La última vez que visité Magdalena de Kino, mi abuela Lola vivía y yo era una niña.

Yo me sentaba en los portales mientras ella recorría de rodillas el camino que va desde el atrio hasta el templo, para luego ir a donde estaba él, San Francisco… había que  levantarlo y ahí se cumplía “la manda” al santo.

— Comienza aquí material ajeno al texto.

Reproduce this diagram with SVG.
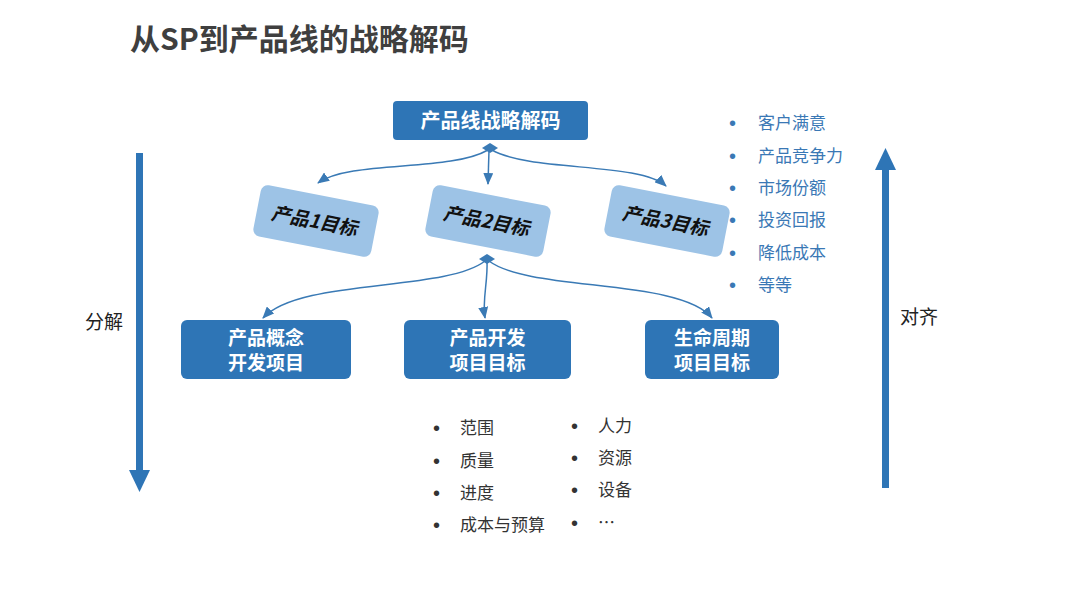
<svg xmlns="http://www.w3.org/2000/svg" width="1080" height="608" viewBox="0 0 1080 608">
<defs>
<style>
.title{font-family:"Noto Sans CJK SC","Liberation Sans",sans-serif;font-weight:700;font-size:30px;fill:#3f3f3f}
.dark{fill:#2e75b6}
.light{fill:#9dc3e6}
.wt{font-family:"Noto Sans CJK SC",sans-serif;font-weight:700;font-size:19px;fill:#fff;text-anchor:middle}
.it{font-family:"Noto Sans CJK SC",sans-serif;font-weight:700;font-size:19px;fill:#111;text-anchor:middle}
.lbl{font-family:"Noto Sans CJK SC",sans-serif;font-size:19px;fill:#222}
.blue{font-family:"Noto Sans CJK SC",sans-serif;font-size:17px;fill:#3a78b5}
.blk{font-family:"Noto Sans CJK SC",sans-serif;font-size:17px;fill:#333}
.bb{font-family:"Liberation Sans",sans-serif;font-size:20px}
.conn{fill:none;stroke:#3a7ab5;stroke-width:1.5}
.dia{fill:#3a7ab5}
</style>
<marker id="ah" markerUnits="userSpaceOnUse" markerWidth="12" markerHeight="10" viewBox="0 0 12 10" refX="11" refY="5" orient="auto">
<path d="M0,0 L12,5 L0,10 Z" fill="#3a7ab5"/>
</marker>
</defs>
<rect width="1080" height="608" fill="#fff"/>
<text class="title" x="130" y="50">从SP到产品线的战略解码</text>

<g id="connectors">
<path class="conn" d="M488,150 C450,172 350,160 318,183" marker-end="url(#ah)"/>
<path class="conn" d="M489,150 L488,184" marker-end="url(#ah)"/>
<path class="conn" d="M492,150 C530,172 640,162 666,186" marker-end="url(#ah)"/>
<polygon class="dia" points="490,143 498,148 490,153 482,148"/>
<path class="conn" d="M485,261 C445,292 300,278 263,318" marker-end="url(#ah)"/>
<path class="conn" d="M487,261 C488,282 482,300 485,318" marker-end="url(#ah)"/>
<path class="conn" d="M489,261 C530,292 680,278 712,318" marker-end="url(#ah)"/>
<polygon class="dia" points="487,254 495,259 487,264 479,259"/>
</g>

<g id="node-top">
<rect class="dark" x="393" y="101" width="195" height="39" rx="4"/>
<text class="wt" x="490.5" y="128" style="font-size:20px">产品线战略解码</text>
</g>

<g id="node-p1" transform="translate(316,221) rotate(11)">
<rect class="light" x="-60" y="-26" width="120" height="52" rx="7"/>
<text class="it" x="0" y="7" transform="skewX(-12)">产品1目标</text>
</g>
<g id="node-p2" transform="translate(488,221) rotate(11)">
<rect class="light" x="-60" y="-26" width="120" height="52" rx="7"/>
<text class="it" x="0" y="7" transform="skewX(-12)">产品2目标</text>
</g>
<g id="node-p3" transform="translate(667,221) rotate(11)">
<rect class="light" x="-60" y="-26" width="120" height="52" rx="7"/>
<text class="it" x="0" y="7" transform="skewX(-12)">产品3目标</text>
</g>

<g id="node-a">
<rect class="dark" x="181" y="320" width="170" height="59" rx="6"/>
<text class="wt" x="266" y="345">产品概念</text>
<text class="wt" x="266" y="370">开发项目</text>
</g>
<g id="node-b">
<rect class="dark" x="404" y="320" width="167" height="59" rx="6"/>
<text class="wt" x="487.5" y="345">产品开发</text>
<text class="wt" x="487.5" y="370">项目目标</text>
</g>
<g id="node-c">
<rect class="dark" x="645" y="320" width="134" height="59" rx="6"/>
<text class="wt" x="712" y="345">生命周期</text>
<text class="wt" x="712" y="370">项目目标</text>
</g>

<g id="arrow-down">
<rect x="136" y="153" width="7" height="320" fill="#2e75b6"/>
<polygon points="129,470 150,470 139.5,492" fill="#2e75b6"/>
</g>
<text class="lbl" x="85" y="329">分解</text>

<g id="arrow-up">
<rect x="882" y="168" width="7" height="320" fill="#2e75b6"/>
<polygon points="875,170 896,170 885.5,148" fill="#2e75b6"/>
</g>
<text class="lbl" x="900" y="324">对齐</text>

<g id="goals">
<text class="blue bb" x="729" y="130">•</text><text class="blue" x="758" y="129">客户满意</text>
<text class="blue bb" x="729" y="163">•</text><text class="blue" x="758" y="162">产品竞争力</text>
<text class="blue bb" x="729" y="195">•</text><text class="blue" x="758" y="194">市场份额</text>
<text class="blue bb" x="729" y="227">•</text><text class="blue" x="758" y="226">投资回报</text>
<text class="blue bb" x="729" y="260">•</text><text class="blue" x="758" y="259">降低成本</text>
<text class="blue bb" x="729" y="292">•</text><text class="blue" x="758" y="291">等等</text>
</g>

<g id="targets">
<text class="blk bb" x="433" y="435">•</text><text class="blk" x="460" y="434">范围</text>
<text class="blk bb" x="433" y="468">•</text><text class="blk" x="460" y="467">质量</text>
<text class="blk bb" x="433" y="500">•</text><text class="blk" x="460" y="499">进度</text>
<text class="blk bb" x="433" y="532">•</text><text class="blk" x="460" y="531">成本与预算</text>
<text class="blk bb" x="571" y="433">•</text><text class="blk" x="598" y="432">人力</text>
<text class="blk bb" x="571" y="465">•</text><text class="blk" x="598" y="464">资源</text>
<text class="blk bb" x="571" y="497">•</text><text class="blk" x="598" y="496">设备</text>
<text class="blk bb" x="571" y="530">•</text><text class="blk" x="598" y="529">…</text>
</g>
</svg>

Yo recuerdo haberlo levantado de niña.

El miércoles entré al lugar como quién entra a cualquier parte. Sin temor, sin pena. Solo hice una pequeña pausa para intentar recordar a mi abuela. Solo eso. Nada más. Entonces lo tomé con mi mano derecha y sentí el peso de la madera. Lo intenté una segunda vez. Estaba pesado para mí, así que lo intenté una tercera vez usando mis dos manos en su cabeza y sosteniendo el aliento para elevarlo solo un poco.

Salí, fuimos a caminar y quise regresar. Traía un sentimiento de haberle fallado a mi abuela por no haber levantado al santo a la primera. Fue igual. Igual de pesado. Igual de inútil tomarlo con una mano. No pude.

Mientras me alejaba de ahí, recordé que quizá, realmente nunca pude levantarlo tampoco de niña. Tal vez solo creí haberlo hecho mientras mi abuela o mi madre lo hacían y mis manos se confundían con las de ellas. Porque los recuerdos a veces pueden parecer verdad.